No, the real problem may be Ms Reno herself. While many are saying this election will be the most exciting match-up since Hillary Clinton's run for the US Senate in New York, the fact is the race bears no similarity to that campaign. Ms Reno is a life-long Floridian, and her history here is part of state lore.

Her father worked for the Miami Herald, as did her mother, Jane Wood Reno. Mother was an eccentric character who swam naked, scuba dived, got stopped for drink driving and, most notoriously, wrestled alligators. All the members of the Reno household were reputed to wrestle alligators, living as they did on the edge of the swampy everglades. "Little alligators," Ms Reno once replied, not wanting to aggrandise herself.

Ms Reno spent decades as a lawyer and prosecutor in Dade County before President Clinton called on her to join his cabinet in 1992. She became the longest serving member of that cabinet and probably the most well-known attorney general since Robert F Kennedy.

But her tenure was filled with controversies and they will most certainly come back to haunt her in this race. The irony is that the two largest issues involve children and Ms Reno's treatment of them - ironic because both her supporters and detractors agree that a concern for the welfare of children has always been important to her.

In 1993, a religious cult called the Branch Davidians in Waco, Texas, was found to be storing a large cache of weapons and explosives.

The FBI and other federal agencies ordered the cult leader David Koresh to surrender and a long stand-off ensued.

Acting on information that children were being harmed inside the compound, Ms Reno ordered law enforcement agents to storm the area. What happened next is still in dispute but a fire ensued and 75 people died, including children.

It was a decision that spawned conspiracy theories and drove extremists such as Timothy McVeigh to seek revenge against the government. It is a decision that Ms Reno says haunts her to this day.

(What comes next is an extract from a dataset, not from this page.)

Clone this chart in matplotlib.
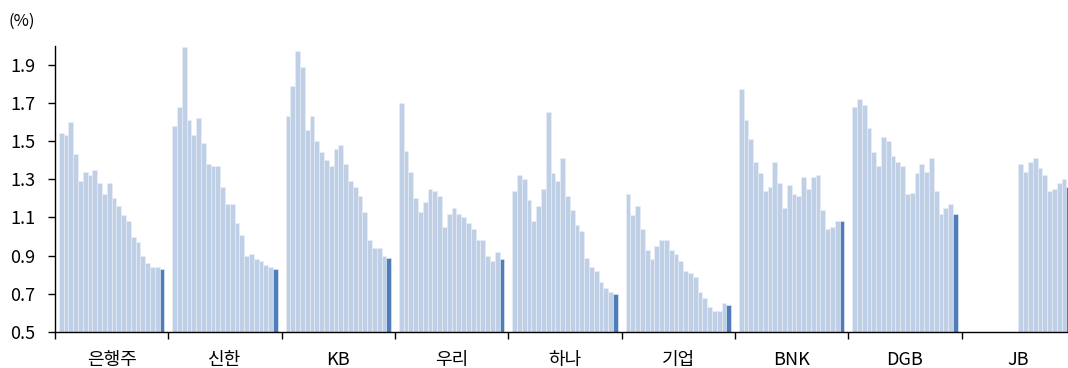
import numpy as np
import matplotlib
matplotlib.use("Agg")
import matplotlib.pyplot as plt

plt.rcParams['font.family'] = ['Noto Sans CJK KR', 'DejaVu Sans']

# 은행별 분기 시계열 (%) - 마지막 값이 최근 분기
banks = ['은행주', '신한', 'KB', '우리', '하나', '기업', 'BNK', 'DGB', 'JB']

bank_all = [1.54, 1.53, 1.60, 1.43, 1.29, 1.34, 1.32, 1.35, 1.28, 1.22, 1.28,
            1.20, 1.16, 1.11, 1.08, 1.00, 0.97, 0.90, 0.86, 0.84, 0.84, 0.83]
shinhan = [1.58, 1.68, 1.99, 1.61, 1.53, 1.62, 1.49, 1.38, 1.37, 1.37, 1.26,
           1.17, 1.17, 1.07, 1.01, 0.90, 0.91, 0.88, 0.87, 0.85, 0.84, 0.83]
kb = [1.63, 1.79, 1.97, 1.89, 1.56, 1.63, 1.50, 1.44, 1.40, 1.37, 1.46,
      1.48, 1.38, 1.29, 1.26, 1.21, 1.13, 0.98, 0.94, 0.94, 0.90, 0.89]
woori = [1.70, 1.45, 1.34, 1.20, 1.13, 1.18, 1.25, 1.24, 1.21, 1.05, 1.12,
         1.15, 1.12, 1.10, 1.07, 1.04, 0.98, 0.98, 0.90, 0.87, 0.92, 0.88]
hana = [1.24, 1.32, 1.30, 1.19, 1.08, 1.16, 1.25, 1.65, 1.33, 1.29, 1.41,
        1.21, 1.14, 1.06, 1.03, 0.89, 0.84, 0.82, 0.76, 0.73, 0.71, 0.70]
ibk = [1.22, 1.11, 1.16, 1.04, 0.93, 0.88, 0.95, 0.98, 0.98, 0.93, 0.91,
       0.87, 0.82, 0.81, 0.79, 0.71, 0.68, 0.63, 0.61, 0.61, 0.65, 0.64]
bnk = [1.77, 1.61, 1.51, 1.39, 1.33, 1.24, 1.26, 1.39, 1.28, 1.15, 1.27,
       1.22, 1.21, 1.31, 1.25, 1.31, 1.32, 1.14, 1.04, 1.05, 1.08, 1.08]
dgb = [1.68, 1.72, 1.69, 1.57, 1.44, 1.37, 1.52, 1.50, 1.42, 1.39, 1.37,
       1.22, 1.23, 1.33, 1.38, 1.34, 1.41, 1.24, 1.12, 1.15, 1.17, 1.12]
jb = [np.nan] * 11 + [1.38, 1.34, 1.39, 1.41, 1.36, 1.32, 1.24, 1.25, 1.28, 1.30, 1.26]

series = [bank_all, shinhan, kb, woori, hana, ibk, bnk, dgb, jb]

light = '#BFD0E6'
dark = '#4F7DB9'

W = 23.6  # group width in bar units
n = 22

fig = plt.figure(figsize=(10.68, 3.68), dpi=100)
ax = fig.add_axes([55 / 1068, 36 / 368, 1020 / 1068, 286.5 / 368])

for g, vals in enumerate(series):
    vals = np.array(vals, dtype=float)
    x = g * W + (W - n) / 2 + np.arange(n) + 0.5
    colors = [light] * (n - 1) + [dark]
    ok = ~np.isnan(vals)
    ax.bar(x[ok], vals[ok] - 0.5, bottom=0.5, width=1.0,
           color=np.array(colors)[ok], edgecolor='#E9EFF7', linewidth=0.4)

ax.set_xlim(0, 9 * W)
ax.set_ylim(0.5, 2.0)
ax.set_yticks([0.5, 0.7, 0.9, 1.1, 1.3, 1.5, 1.7, 1.9])
ax.set_yticklabels(['0.5', '0.7', '0.9', '1.1', '1.3', '1.5', '1.7', '1.9'])
ax.set_xticks([g * W for g in range(10)])
ax.set_xticklabels([])
ax.set_xticks([(g + 0.5) * W for g in range(9)], minor=True)
ax.set_xticklabels(banks, minor=True)
ax.tick_params(axis='x', which='minor', length=0, pad=14, labelsize=13)
ax.tick_params(axis='x', which='major', length=5, width=1)
ax.tick_params(axis='y', length=5, width=1, pad=9, labelsize=13)

ax.spines['top'].set_visible(False)
ax.spines['right'].set_visible(False)
ax.spines['left'].set_linewidth(1)
ax.spines['bottom'].set_linewidth(1)

fig.text(9 / 1068, 1 - 21 / 368, '(%)', fontsize=12, va='center', ha='left')

fig.savefig('out.png', dpi=100)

A far more pressing issue in Florida, however, will be Ms Reno's decision in the Elian Gonzalez case. The young boy was found drifting on a raft off the Florida coast after his mother and several other Cuban refugees had died on the 90-mile crossing from Cuba to Florida.

Elian was adopted by his Florida relatives and became a symbol of freedom for the fervent Cuban exile community, who hate Fidel Castro with a passion understood by few outsiders.

The problem for Ms Reno was that US and international law was quite clear: the boy had to be returned to his father in Cuba regardless of the politics in Florida. It was a clear legal decision but one that Ms Reno knew would cost her politically. Though the Cuban community comprises just six per cent of the electorate, its influence and visibility is disproportionate to its numbers.

In addition, there could be an issue with Ms Reno's health. At 63, she tremors noticeably with Parkinson's disease but she insists that her health is otherwise fine. And with pictures of her driving around the state in her red pick-up truck and kayaking on the Potomac river fresh in people's mind, the image of her health does seem fine.

The announcement that she would run has caused glee in the press but it has not been met with the kind of enthusiasm among Democrats that one might have expected. Ms Reno is a life-long Democrat but she can also be rather independent. In fact, the Republicans have been far more outgoing in their enthusiasm.

"They've got a lot of assets on their side," Tom Slade, former state Republican chairman told the New York Times. "A lot of anger, a lot of energy, a lot of potential money. They're got everything but a candidate."

That remains to be seen. Ms Reno has confounded expectations before. She was re-elected five times in Dade County and was the first woman to serve as a state attorney there.

But like former vice-president Al Gore, Ms Reno will have to decide whether to distance herself from both the accomplishments and embarrassments of the Clinton administration, or embrace them.

Mr Gore chose the former path. Whatever happens in Florida next year, voters know it will not be dull.